Poznań, Poland - Morasko Kampus, room: 3.129

Needs for International Solidarities for Fieldwork Education


  • Dr. Shuji IIJIMA

Primary authors


Japans history of anthropological education, usually at the university level, spans over 100 years. Some major universities offer undergraduate courses in anthropology, but anthropologists or ethnographers are largely scattered across various departments in the humanities and social sciences, such as Area Studies and Geography. Kyushu University, which was one of seven imperial universities, currently has eight anthropologists or ethnographers, but only half of them teach courses under anthropology and just one of them teaches a seminar on fieldwork. Our course, a one-year seminar called Cultural Anthropology, has about 20 undergraduate students. In the first semester, after giving a short lecture on the history of anthropology and the core of ethnography, we ask the students to read about the history and some previous studies on a specific field-site. Then, in the second semester, the students conduct interviews and go to the field-site in the community for a week. In the third semester, they analyse their fieldnotes using the KJ-method or Grounded theory approach.
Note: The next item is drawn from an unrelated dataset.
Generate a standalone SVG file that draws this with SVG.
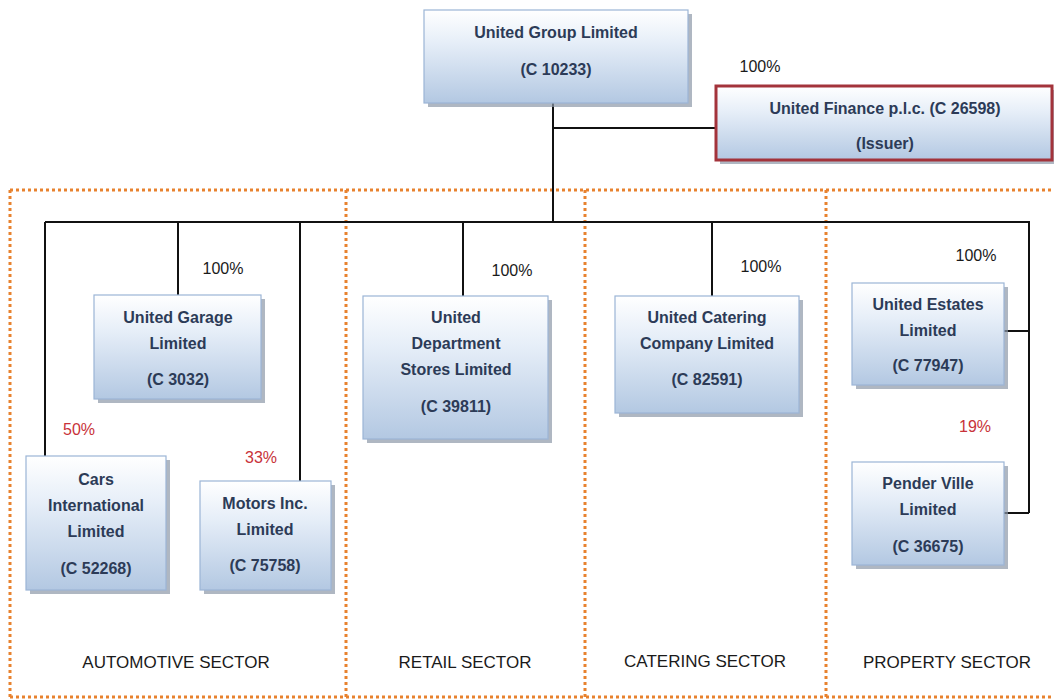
<svg xmlns="http://www.w3.org/2000/svg" width="1054" height="700" viewBox="0 0 1054 700">
<style>
.box{fill:url(#g);stroke:#9bb5d6;stroke-width:1.2}
.sh{fill:#8d99a8;opacity:0.7}
.t{font-family:"Liberation Sans",Arial,sans-serif;font-weight:bold;font-size:16px;fill:#2c3b57;text-anchor:middle}
.p{font-family:"Liberation Sans",Arial,sans-serif;font-size:16px;fill:#1a1a1a;text-anchor:middle}
.r{font-family:"Liberation Sans",Arial,sans-serif;font-size:16px;fill:#c8323a;text-anchor:middle}
.s{font-family:"Liberation Sans",Arial,sans-serif;font-size:17px;fill:#1a1a1a;text-anchor:middle}
.ln{stroke:#111;stroke-width:2;fill:none}
.dot{stroke:#e8822e;stroke-width:3;stroke-dasharray:3 3;fill:none}
</style>
<defs>
<linearGradient id="g" x1="0" y1="0" x2="0" y2="1">
<stop offset="0" stop-color="#ffffff"/>
<stop offset="0.35" stop-color="#e6eef8"/>
<stop offset="1" stop-color="#b3c8e2"/>
</linearGradient>
</defs>
<rect width="1054" height="700" fill="#ffffff"/>
<g id="sectors">
<path class="dot" d="M10 190 H1054 M10 190 V697 M10 697 H1054 M346 190 V697 M585 190 V697 M826 190 V697"/>
<text class="s" x="176" y="668">AUTOMOTIVE SECTOR</text>
<text class="s" x="465" y="668">RETAIL SECTOR</text>
<text class="s" x="705" y="667">CATERING SECTOR</text>
<text class="s" x="947" y="668">PROPERTY SECTOR</text>
</g>
<g id="connectors">
<path class="ln" d="M553 103 V222 M553 128 H716 M45 222 H1029 V513 M1004 331 H1029 M1004 513 H1029 M45 222 V456 M178 222 V295 M300 222 V481 M463 222 V296 M712 222 V296"/>
<text class="p" x="760" y="72">100%</text>
<text class="p" x="223" y="274">100%</text>
<text class="p" x="512" y="276">100%</text>
<text class="p" x="761" y="272">100%</text>
<text class="p" x="976" y="261">100%</text>
<text class="r" x="79" y="435">50%</text>
<text class="r" x="261" y="463">33%</text>
<text class="r" x="975" y="432">19%</text>
</g>
<g id="n-ugl">
<rect class="sh" x="428" y="14" width="264" height="93"/>
<rect class="box" x="424" y="10" width="264" height="93"/>
<text class="t" x="556" y="38">United Group Limited</text>
<text class="t" x="556" y="75">(C 10233)</text>
</g>
<g id="n-finance">
<rect class="sh" x="720" y="90" width="334" height="74"/>
<rect x="716" y="86" width="336" height="74" fill="url(#g)" stroke="#a3333b" stroke-width="3"/>
<text class="t" x="885" y="114">United Finance p.l.c. (C 26598)</text>
<text class="t" x="885" y="149">(Issuer)</text>
</g>
<g id="n-garage">
<rect class="sh" x="98" y="299" width="167" height="104"/>
<rect class="box" x="94" y="295" width="167" height="104"/>
<text class="t" x="178" y="323">United Garage</text>
<text class="t" x="178" y="349">Limited</text>
<text class="t" x="178" y="385">(C 3032)</text>
</g>
<g id="n-cars">
<rect class="sh" x="30" y="460" width="140" height="134"/>
<rect class="box" x="26" y="456" width="140" height="134"/>
<text class="t" x="96" y="485">Cars</text>
<text class="t" x="96" y="511">International</text>
<text class="t" x="96" y="537">Limited</text>
<text class="t" x="96" y="574">(C 52268)</text>
</g>
<g id="n-motors">
<rect class="sh" x="204" y="485" width="131" height="109"/>
<rect class="box" x="200" y="481" width="131" height="109"/>
<text class="t" x="265" y="509">Motors Inc.</text>
<text class="t" x="265" y="535">Limited</text>
<text class="t" x="265" y="571">(C 75758)</text>
</g>
<g id="n-dept">
<rect class="sh" x="367" y="300" width="185" height="143"/>
<rect class="box" x="363" y="296" width="185" height="143"/>
<text class="t" x="456" y="323">United</text>
<text class="t" x="456" y="349">Department</text>
<text class="t" x="456" y="375">Stores Limited</text>
<text class="t" x="456" y="412">(C 39811)</text>
</g>
<g id="n-catering">
<rect class="sh" x="619" y="300" width="184" height="117"/>
<rect class="box" x="615" y="296" width="184" height="117"/>
<text class="t" x="707" y="323">United Catering</text>
<text class="t" x="707" y="349">Company Limited</text>
<text class="t" x="707" y="385">(C 82591)</text>
</g>
<g id="n-estates">
<rect class="sh" x="856" y="287" width="152" height="102"/>
<rect class="box" x="852" y="283" width="152" height="102"/>
<text class="t" x="928" y="310">United Estates</text>
<text class="t" x="928" y="336">Limited</text>
<text class="t" x="928" y="371">(C 77947)</text>
</g>
<g id="n-pender">
<rect class="sh" x="856" y="466" width="152" height="103"/>
<rect class="box" x="852" y="462" width="152" height="103"/>
<text class="t" x="928" y="489">Pender Ville</text>
<text class="t" x="928" y="515">Limited</text>
<text class="t" x="928" y="552">(C 36675)</text>
</g>
</svg>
In the final semester, they give presentations at the field-site, write an ethnographic report and deliver the reports to each house in the community. We call this ‘total education’ (Iijima, 2017). To maintain the course, we need support from the university and community. In particular, carrying out fieldwork safely is an important issue (Ice et al. 2015). I would like to share our experiences in the course within the field of anthropology education.